Unfortunately, there is not room here for a full discussion, but there are certain issues that I see as important in the discussion of enclosing dynamics within the coaching profession. The allure of the gravities of the ‘elimination’ of uncertainty are strong. They have been experienced time and time again by each profession as people seek to stabilise the community they have created. Among the issues that come to mind are the following:

  • Codification, Certification, and Professionalization: the gravities of bureaucratization and administration are strong, and sometimes appropriate. It is important to keep the purpose of codification, certification, and professionalization in mind, and never to allow them to become ends in themselves;
  • Complicity within enclosing institutional environments: often in executive coaching we find ourselves working within organisations which are, to say the least, unhealthy. As coaches it is important to clarify our role and influence as catalysts within enclosing institutional environments, and to signal our potential complicity as cogs within institutional systems that offer much less than the optimal conditions for human flourishing;
  • Quietly manipulative techniques and techics: As the character Dream says in Neil Gaiman’s Sandman Chronicles, “Tools, of course, can be the subtlest of traps.” Tools are used a lot in coaching. It is important to know where tools come from, from values are embedded within their quiet directivities, and whether the particular tools we choose may, indeed, be more in line with the dynamics of enclosure than we might wish;
  • Excessive goal- and solution-focused language/practice: both the goal-that-must-be- achieved and the problem-that-must-be-solved are classic elimination-of-uncertainty structures in thought and practice. The language we use can either foster and facilitate the dynamics of enclosure or it can allow us to challenge them;
  • Excessive branding, trademarking, and proprietary practice: with professionalization comes a concern for individual commercial protection. However, it may be that branding, trademarking, and proprietary practice have become adjacent probables in the coaching world. When this happens it can run counter to the openness required for the healthy development of a community of research and a recognised discipline;
  • Enclosing theoretical models: theoretical models are tools, too. Where do they come from? Why do we choose the ones we choose? In what ways might they limit or facilitate our research imaginations? I have stated above that the institutionalised orthodoxies of academic practice tend to be enclosing in character. This goes for theoretical models as well;
  • Personal dispositional inclinations: we only ever make the contributions that we make, and the disposition we bring to our work will characterize that contribution.

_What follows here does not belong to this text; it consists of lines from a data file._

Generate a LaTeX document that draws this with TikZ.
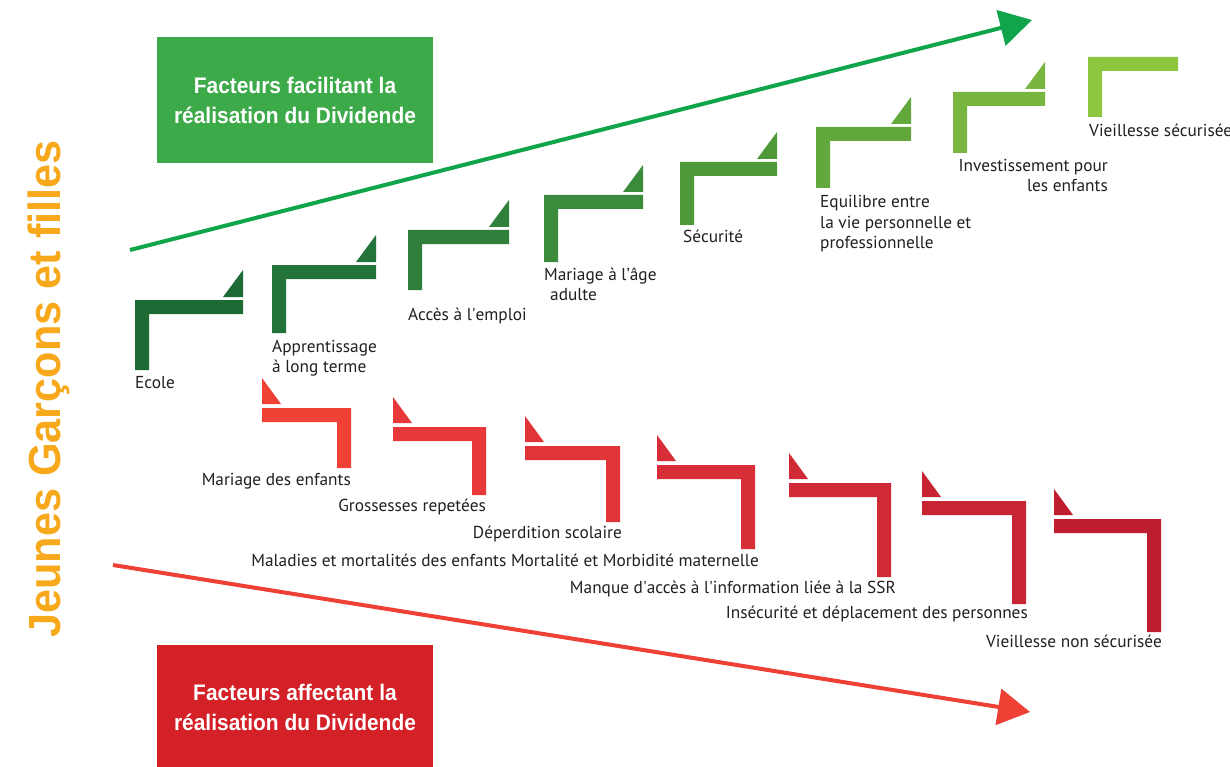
\documentclass[tikz,border=0pt]{standalone}
\usepackage{fontspec}
\setmainfont{PT Sans}
\newfontfamily\condfont[FakeStretch=0.93]{Liberation Sans}
\newfontfamily\titlefont[FakeStretch=0.96]{Liberation Sans}
\usetikzlibrary{arrows.meta}
\definecolor{g1}{HTML}{1D6A35}
\definecolor{g2}{HTML}{24733A}
\definecolor{g3}{HTML}{307F3B}
\definecolor{g4}{HTML}{3C8A3B}
\definecolor{g5}{HTML}{4F993A}
\definecolor{g6}{HTML}{62A83C}
\definecolor{g7}{HTML}{78B63F}
\definecolor{g8}{HTML}{8DC63F}
\definecolor{r1}{HTML}{EF4136}
\definecolor{r2}{HTML}{E8393A}
\definecolor{r3}{HTML}{E03439}
\definecolor{r4}{HTML}{D72E38}
\definecolor{r5}{HTML}{CF2A36}
\definecolor{r6}{HTML}{C72533}
\definecolor{r7}{HTML}{BE1E2D}
\definecolor{boxgreen}{HTML}{3DAA4A}
\definecolor{boxred}{HTML}{D42027}
\definecolor{arrgreen}{HTML}{10A54A}
\definecolor{arrred}{HTML}{EE4035}
\definecolor{orangetxt}{HTML}{F7A81B}
\definecolor{labelgray}{HTML}{231F20}
\tikzset{
  lbl/.style={font=\fontsize{17.3}{20}\selectfont, text=labelgray, inner sep=0pt},
  factbox/.style={minimum width=276pt, inner sep=0pt, align=center, text=white,
    font=\condfont\bfseries\fontsize{22.5}{30}\selectfont},
  bigarrow/.style={line width=4pt, -{Triangle[length=32pt,width=36pt]}}
}
\begin{document}
\begin{tikzpicture}[x=1pt,y=-1pt]
\useasboundingbox (0,0) rectangle (1230,767);
\fill[white] (0,0) rectangle (1230,767);
% green steps
\foreach \x/\y/\w/\h/\c in {135/300/108/70/g1, 272/265/104/68/g2, 408/230/101/60/g3,
  544/195/99/67/g4, 680/162/97/63/g5, 816/127/95/61/g6, 953/92/92/61/g7, 1088/57/90/60/g8}{
  \fill[\c] (\x,\y) -- (\x+\w,\y) -- (\x+\w,\y+14) -- (\x+14,\y+14) -- (\x+14,\y+\h) -- (\x,\y+\h) -- cycle;
}
\foreach \x/\y/\w/\c in {135/300/108/g1, 272/265/104/g2, 408/230/101/g3,
  544/195/99/g4, 680/162/97/g5, 816/127/95/g6, 953/92/92/g7}{
  \fill[\c] (\x+\w-20,\y-3) -- (\x+\w,\y-3) -- (\x+\w,\y-30) -- cycle;
}
% red steps
\foreach \x/\y/\w/\h/\c in {262/408/89/60/r1, 393/427/93/68/r2, 525/446/95/76/r3,
  657/465/98/84/r4, 789/483/102/94/r5, 922/501/104/103/r6, 1054/519/107/113/r7}{
  \fill[\c] (\x,\y) -- (\x+\w,\y) -- (\x+\w,\y+\h) -- (\x+\w-14,\y+\h) -- (\x+\w-14,\y+14) -- (\x,\y+14) -- cycle;
  \fill[\c] (\x,\y-4) -- (\x+19,\y-4) -- (\x,\y-30) -- cycle;
}
% boxes
\node[factbox, fill=boxgreen, minimum height=126pt] (good) at (295,100)
  {Facteurs facilitant la\\réalisation du Dividende};
\node[factbox, fill=boxred, minimum height=124pt] (bad) at (295,707)
  {Facteurs affectant la\\réalisation du Dividende};
% vertical title
\node[rotate=90, text=orangetxt, inner sep=0pt,
  font=\titlefont\bfseries\fontsize{45}{45}\selectfont] (title) at (49,389) {Jeunes Garçons et filles};
% arrows
\coordinate (gs) at (130,250);
\coordinate (ge) at (1032,20);
\coordinate (rs) at (113,565);
\coordinate (re) at (1030,712);
\draw[bigarrow, arrgreen] (gs) -- (ge);
\draw[bigarrow, arrred] (rs) -- (re);
% green labels (base anchor = baseline of the last line)
\node[lbl, anchor=base west] (l1) at (135,388) {Ecole};
\node[lbl, anchor=base west, align=left] (l2) at (272,372) {Apprentissage\\à long terme};
\node[lbl, anchor=base west] (l3) at (408,320) {Accès à l\textquotesingle emploi};
\node[lbl, anchor=base west, align=left] (l4) at (544,300) {Mariage à l’âge\\\hspace*{6pt}adulte};
\node[lbl, anchor=base west] (l5) at (683,243) {Sécurité};
\node[lbl, anchor=base west, align=left] (l6) at (820,248) {Equilibre entre\\la vie personnelle et\\professionnelle};
\node[lbl, anchor=base east, align=right] (l7) at (1108,192) {Investissement pour\\les enfants};
\node[lbl, anchor=base west] (l8) at (1089,137) {Vieillesse sécurisée};
% red labels
\node[lbl, anchor=base east] (m1) at (351,485) {Mariage des enfants};
\node[lbl, anchor=base east] (m2) at (486,511) {Grossesses repetées};
\node[lbl, anchor=base east] (m3) at (622,538) {Déperdition scolaire};
\node[lbl, anchor=base east] (m4) at (759,566) {Maladies et mortalités des enfants Mortalité et Morbidité maternelle};
\node[lbl, anchor=base east] (m5) at (896,593) {Manque d\textquotesingle accès à l\textquotesingle information liée à la SSR};
\node[lbl, anchor=base east] (m6) at (1028,618) {Insécurité et déplacement des personnes};
\node[lbl, anchor=base east] (m7) at (1162,647) {Vieillesse non sécurisée};
\end{tikzpicture}
\end{document}
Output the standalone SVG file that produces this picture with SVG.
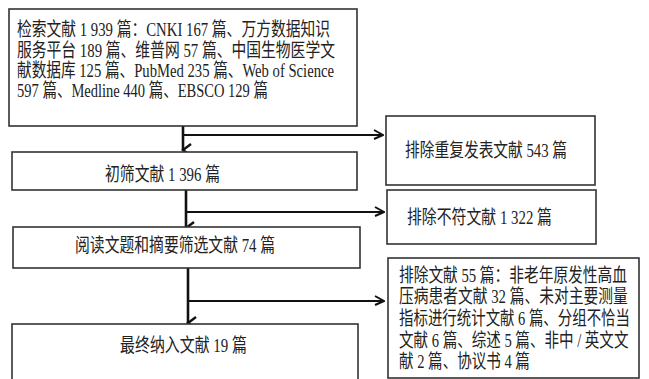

Be the change that you want to see.As noted above, the approach that follows from the register analysis above could be summarised as “Listen to yourself, listen to your situation; listen to your client, listen to your situation.” Coaching can be an enclosing art. Like any profession, it can be practised badly. We have the potential to do harm. It is not enough to know that we are on the side of the angels. I work to find a more subtle theoretical model to understand the governing dynamics of attitude, behaviour, and interaction so that I might be less likely to do harm.Coaching can also be a vital change tool for a more hopeful world. Through a coaching relationship people can be invited to become more themselves, in the sense that they can come to a greater awareness of the part they play as actors and agents in the conditions of their lives. Coaching draws people into an alchemist’s cauldron, where transformations are not only possible, but expected, remembering that “When all is said and done, the only change that will make a difference is the transformation of the human heart” (Joseph Jaworski, in Senge et al. 2005, p. 26). To practise the profession of coaching can indeed be to practise a hopeful art, a gentle art.